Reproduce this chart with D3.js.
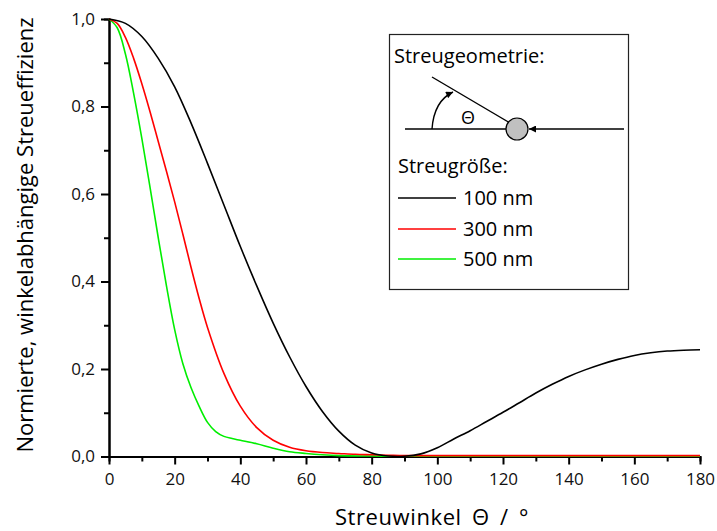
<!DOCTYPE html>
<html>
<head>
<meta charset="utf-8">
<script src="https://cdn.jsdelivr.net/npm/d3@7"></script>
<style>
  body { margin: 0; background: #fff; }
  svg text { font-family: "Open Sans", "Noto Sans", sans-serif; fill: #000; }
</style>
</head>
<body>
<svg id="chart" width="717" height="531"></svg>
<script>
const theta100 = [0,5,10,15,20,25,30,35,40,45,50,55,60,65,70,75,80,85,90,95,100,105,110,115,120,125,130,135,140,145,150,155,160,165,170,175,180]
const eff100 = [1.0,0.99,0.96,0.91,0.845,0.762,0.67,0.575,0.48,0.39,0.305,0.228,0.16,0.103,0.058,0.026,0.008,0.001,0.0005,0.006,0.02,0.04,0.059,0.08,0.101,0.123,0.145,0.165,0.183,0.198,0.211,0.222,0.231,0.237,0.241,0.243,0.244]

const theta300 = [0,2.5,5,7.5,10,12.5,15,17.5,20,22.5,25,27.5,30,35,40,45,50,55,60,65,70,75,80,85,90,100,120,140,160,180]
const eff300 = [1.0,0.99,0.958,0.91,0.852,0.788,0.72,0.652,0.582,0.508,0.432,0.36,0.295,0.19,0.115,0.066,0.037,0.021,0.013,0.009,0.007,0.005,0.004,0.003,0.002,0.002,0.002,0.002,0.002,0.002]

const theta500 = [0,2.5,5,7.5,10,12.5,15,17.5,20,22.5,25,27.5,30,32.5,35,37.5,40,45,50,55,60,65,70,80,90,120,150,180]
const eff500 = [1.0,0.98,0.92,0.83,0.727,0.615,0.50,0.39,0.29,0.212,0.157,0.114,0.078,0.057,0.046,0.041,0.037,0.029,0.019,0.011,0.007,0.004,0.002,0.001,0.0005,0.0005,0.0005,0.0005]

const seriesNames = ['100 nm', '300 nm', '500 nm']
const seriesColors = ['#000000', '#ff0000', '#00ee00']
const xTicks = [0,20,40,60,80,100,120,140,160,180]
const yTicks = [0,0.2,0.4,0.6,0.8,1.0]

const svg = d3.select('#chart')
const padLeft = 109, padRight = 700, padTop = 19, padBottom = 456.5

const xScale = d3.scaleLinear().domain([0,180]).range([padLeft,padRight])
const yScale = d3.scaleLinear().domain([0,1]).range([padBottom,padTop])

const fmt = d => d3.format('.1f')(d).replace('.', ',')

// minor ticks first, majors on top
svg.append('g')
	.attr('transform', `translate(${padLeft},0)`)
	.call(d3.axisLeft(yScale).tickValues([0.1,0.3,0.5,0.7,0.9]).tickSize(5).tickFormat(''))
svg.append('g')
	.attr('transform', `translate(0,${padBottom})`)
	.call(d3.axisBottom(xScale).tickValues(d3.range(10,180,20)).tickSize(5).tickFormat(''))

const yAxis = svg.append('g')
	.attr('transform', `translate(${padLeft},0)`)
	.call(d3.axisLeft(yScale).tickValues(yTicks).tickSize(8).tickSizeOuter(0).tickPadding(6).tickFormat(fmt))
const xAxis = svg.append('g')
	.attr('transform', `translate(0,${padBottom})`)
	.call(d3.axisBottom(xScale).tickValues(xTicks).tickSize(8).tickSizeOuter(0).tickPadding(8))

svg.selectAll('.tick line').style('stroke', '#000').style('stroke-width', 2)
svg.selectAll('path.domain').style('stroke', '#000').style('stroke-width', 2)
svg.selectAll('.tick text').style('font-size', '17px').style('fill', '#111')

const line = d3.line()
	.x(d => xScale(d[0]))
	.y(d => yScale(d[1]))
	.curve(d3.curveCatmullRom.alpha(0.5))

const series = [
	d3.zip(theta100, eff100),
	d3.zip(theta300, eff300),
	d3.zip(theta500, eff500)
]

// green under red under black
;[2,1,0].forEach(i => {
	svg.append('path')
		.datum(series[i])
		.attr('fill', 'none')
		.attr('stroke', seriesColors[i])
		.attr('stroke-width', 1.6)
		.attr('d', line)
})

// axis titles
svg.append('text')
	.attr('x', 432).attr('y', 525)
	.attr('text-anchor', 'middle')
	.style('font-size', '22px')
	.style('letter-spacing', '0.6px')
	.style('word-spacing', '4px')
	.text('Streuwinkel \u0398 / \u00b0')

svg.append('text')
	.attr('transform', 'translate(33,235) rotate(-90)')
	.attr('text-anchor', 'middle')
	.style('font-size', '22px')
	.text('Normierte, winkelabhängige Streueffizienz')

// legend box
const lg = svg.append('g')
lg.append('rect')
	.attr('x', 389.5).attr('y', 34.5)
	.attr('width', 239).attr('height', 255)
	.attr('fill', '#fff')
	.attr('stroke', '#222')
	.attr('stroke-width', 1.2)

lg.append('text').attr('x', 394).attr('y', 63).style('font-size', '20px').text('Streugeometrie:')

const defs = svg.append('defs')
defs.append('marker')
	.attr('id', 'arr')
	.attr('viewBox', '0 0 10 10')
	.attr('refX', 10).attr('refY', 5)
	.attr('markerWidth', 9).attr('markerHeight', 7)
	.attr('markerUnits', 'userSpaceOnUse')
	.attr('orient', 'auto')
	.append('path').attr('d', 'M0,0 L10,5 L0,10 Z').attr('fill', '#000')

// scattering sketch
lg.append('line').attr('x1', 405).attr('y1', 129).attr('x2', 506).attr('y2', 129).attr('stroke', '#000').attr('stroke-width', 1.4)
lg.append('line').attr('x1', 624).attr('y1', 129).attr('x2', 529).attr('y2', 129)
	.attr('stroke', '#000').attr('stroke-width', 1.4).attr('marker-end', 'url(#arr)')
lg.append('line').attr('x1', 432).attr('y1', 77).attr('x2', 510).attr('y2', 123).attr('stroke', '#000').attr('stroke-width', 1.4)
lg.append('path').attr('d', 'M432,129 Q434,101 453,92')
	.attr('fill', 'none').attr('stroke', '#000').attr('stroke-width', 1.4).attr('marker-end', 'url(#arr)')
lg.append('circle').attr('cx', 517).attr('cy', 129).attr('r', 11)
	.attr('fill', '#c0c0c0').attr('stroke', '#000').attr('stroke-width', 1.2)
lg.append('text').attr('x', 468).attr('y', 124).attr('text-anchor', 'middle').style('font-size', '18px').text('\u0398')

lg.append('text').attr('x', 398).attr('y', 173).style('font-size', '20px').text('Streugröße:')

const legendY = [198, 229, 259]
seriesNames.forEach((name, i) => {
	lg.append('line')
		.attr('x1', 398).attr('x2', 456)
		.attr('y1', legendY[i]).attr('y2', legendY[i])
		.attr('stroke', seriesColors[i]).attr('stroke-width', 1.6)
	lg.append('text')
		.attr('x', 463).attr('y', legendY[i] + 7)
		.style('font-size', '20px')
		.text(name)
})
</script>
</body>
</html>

——————————

→ REQUIREMENT:
Quote the full listing above word for word; exclude every picture from the copy.

→ TASK RESULT:
Reproduce this chart with D3.js.
<!DOCTYPE html>
<html>
<head>
<meta charset="utf-8">
<script src="https://cdn.jsdelivr.net/npm/d3@7"></script>
<style>
  body { margin: 0; background: #fff; }
  svg text { font-family: "Open Sans", "Noto Sans", sans-serif; fill: #000; }
</style>
</head>
<body>
<svg id="chart" width="717" height="531"></svg>
<script>
const theta100 = [0,5,10,15,20,25,30,35,40,45,50,55,60,65,70,75,80,85,90,95,100,105,110,115,120,125,130,135,140,145,150,155,160,165,170,175,180]
const eff100 = [1.0,0.99,0.96,0.91,0.845,0.762,0.67,0.575,0.48,0.39,0.305,0.228,0.16,0.103,0.058,0.026,0.008,0.001,0.0005,0.006,0.02,0.04,0.059,0.08,0.101,0.123,0.145,0.165,0.183,0.198,0.211,0.222,0.231,0.237,0.241,0.243,0.244]

const theta300 = [0,2.5,5,7.5,10,12.5,15,17.5,20,22.5,25,27.5,30,35,40,45,50,55,60,65,70,75,80,85,90,100,120,140,160,180]
const eff300 = [1.0,0.99,0.958,0.91,0.852,0.788,0.72,0.652,0.582,0.508,0.432,0.36,0.295,0.19,0.115,0.066,0.037,0.021,0.013,0.009,0.007,0.005,0.004,0.003,0.002,0.002,0.002,0.002,0.002,0.002]

const theta500 = [0,2.5,5,7.5,10,12.5,15,17.5,20,22.5,25,27.5,30,32.5,35,37.5,40,45,50,55,60,65,70,80,90,120,150,180]
const eff500 = [1.0,0.98,0.92,0.83,0.727,0.615,0.50,0.39,0.29,0.212,0.157,0.114,0.078,0.057,0.046,0.041,0.037,0.029,0.019,0.011,0.007,0.004,0.002,0.001,0.0005,0.0005,0.0005,0.0005]

const seriesNames = ['100 nm', '300 nm', '500 nm']
const seriesColors = ['#000000', '#ff0000', '#00ee00']
const xTicks = [0,20,40,60,80,100,120,140,160,180]
const yTicks = [0,0.2,0.4,0.6,0.8,1.0]

const svg = d3.select('#chart')
const padLeft = 109, padRight = 700, padTop = 19, padBottom = 456.5

const xScale = d3.scaleLinear().domain([0,180]).range([padLeft,padRight])
const yScale = d3.scaleLinear().domain([0,1]).range([padBottom,padTop])

const fmt = d => d3.format('.1f')(d).replace('.', ',')

// minor ticks first, majors on top
svg.append('g')
	.attr('transform', `translate(${padLeft},0)`)
	.call(d3.axisLeft(yScale).tickValues([0.1,0.3,0.5,0.7,0.9]).tickSize(5).tickFormat(''))
svg.append('g')
	.attr('transform', `translate(0,${padBottom})`)
	.call(d3.axisBottom(xScale).tickValues(d3.range(10,180,20)).tickSize(5).tickFormat(''))

const yAxis = svg.append('g')
	.attr('transform', `translate(${padLeft},0)`)
	.call(d3.axisLeft(yScale).tickValues(yTicks).tickSize(8).tickSizeOuter(0).tickPadding(6).tickFormat(fmt))
const xAxis = svg.append('g')
	.attr('transform', `translate(0,${padBottom})`)
	.call(d3.axisBottom(xScale).tickValues(xTicks).tickSize(8).tickSizeOuter(0).tickPadding(8))

svg.selectAll('.tick line').style('stroke', '#000').style('stroke-width', 2)
svg.selectAll('path.domain').style('stroke', '#000').style('stroke-width', 2)
svg.selectAll('.tick text').style('font-size', '17px').style('fill', '#111')

const line = d3.line()
	.x(d => xScale(d[0]))
	.y(d => yScale(d[1]))
	.curve(d3.curveCatmullRom.alpha(0.5))

const series = [
	d3.zip(theta100, eff100),
	d3.zip(theta300, eff300),
	d3.zip(theta500, eff500)
]

// green under red under black
;[2,1,0].forEach(i => {
	svg.append('path')
		.datum(series[i])
		.attr('fill', 'none')
		.attr('stroke', seriesColors[i])
		.attr('stroke-width', 1.6)
		.attr('d', line)
})

// axis titles
svg.append('text')
	.attr('x', 432).attr('y', 525)
	.attr('text-anchor', 'middle')
	.style('font-size', '22px')
	.style('letter-spacing', '0.6px')
	.style('word-spacing', '4px')
	.text('Streuwinkel \u0398 / \u00b0')

svg.append('text')
	.attr('transform', 'translate(33,235) rotate(-90)')
	.attr('text-anchor', 'middle')
	.style('font-size', '22px')
	.text('Normierte, winkelabhängige Streueffizienz')

// legend box
const lg = svg.append('g')
lg.append('rect')
	.attr('x', 389.5).attr('y', 34.5)
	.attr('width', 239).attr('height', 255)
	.attr('fill', '#fff')
	.attr('stroke', '#222')
	.attr('stroke-width', 1.2)

lg.append('text').attr('x', 394).attr('y', 63).style('font-size', '20px').text('Streugeometrie:')

const defs = svg.append('defs')
defs.append('marker')
	.attr('id', 'arr')
	.attr('viewBox', '0 0 10 10')
	.attr('refX', 10).attr('refY', 5)
	.attr('markerWidth', 9).attr('markerHeight', 7)
	.attr('markerUnits', 'userSpaceOnUse')
	.attr('orient', 'auto')
	.append('path').attr('d', 'M0,0 L10,5 L0,10 Z').attr('fill', '#000')

// scattering sketch
lg.append('line').attr('x1', 405).attr('y1', 129).attr('x2', 506).attr('y2', 129).attr('stroke', '#000').attr('stroke-width', 1.4)
lg.append('line').attr('x1', 624).attr('y1', 129).attr('x2', 529).attr('y2', 129)
	.attr('stroke', '#000').attr('stroke-width', 1.4).attr('marker-end', 'url(#arr)')
lg.append('line').attr('x1', 432).attr('y1', 77).attr('x2', 510).attr('y2', 123).attr('stroke', '#000').attr('stroke-width', 1.4)
lg.append('path').attr('d', 'M432,129 Q434,101 453,92')
	.attr('fill', 'none').attr('stroke', '#000').attr('stroke-width', 1.4).attr('marker-end', 'url(#arr)')
lg.append('circle').attr('cx', 517).attr('cy', 129).attr('r', 11)
	.attr('fill', '#c0c0c0').attr('stroke', '#000').attr('stroke-width', 1.2)
lg.append('text').attr('x', 468).attr('y', 124).attr('text-anchor', 'middle').style('font-size', '18px').text('\u0398')

lg.append('text').attr('x', 398).attr('y', 173).style('font-size', '20px').text('Streugröße:')

const legendY = [198, 229, 259]
seriesNames.forEach((name, i) => {
	lg.append('line')
		.attr('x1', 398).attr('x2', 456)
		.attr('y1', legendY[i]).attr('y2', legendY[i])
		.attr('stroke', seriesColors[i]).attr('stroke-width', 1.6)
	lg.append('text')
		.attr('x', 463).attr('y', legendY[i] + 7)
		.style('font-size', '20px')
		.text(name)
})
</script>
</body>
</html>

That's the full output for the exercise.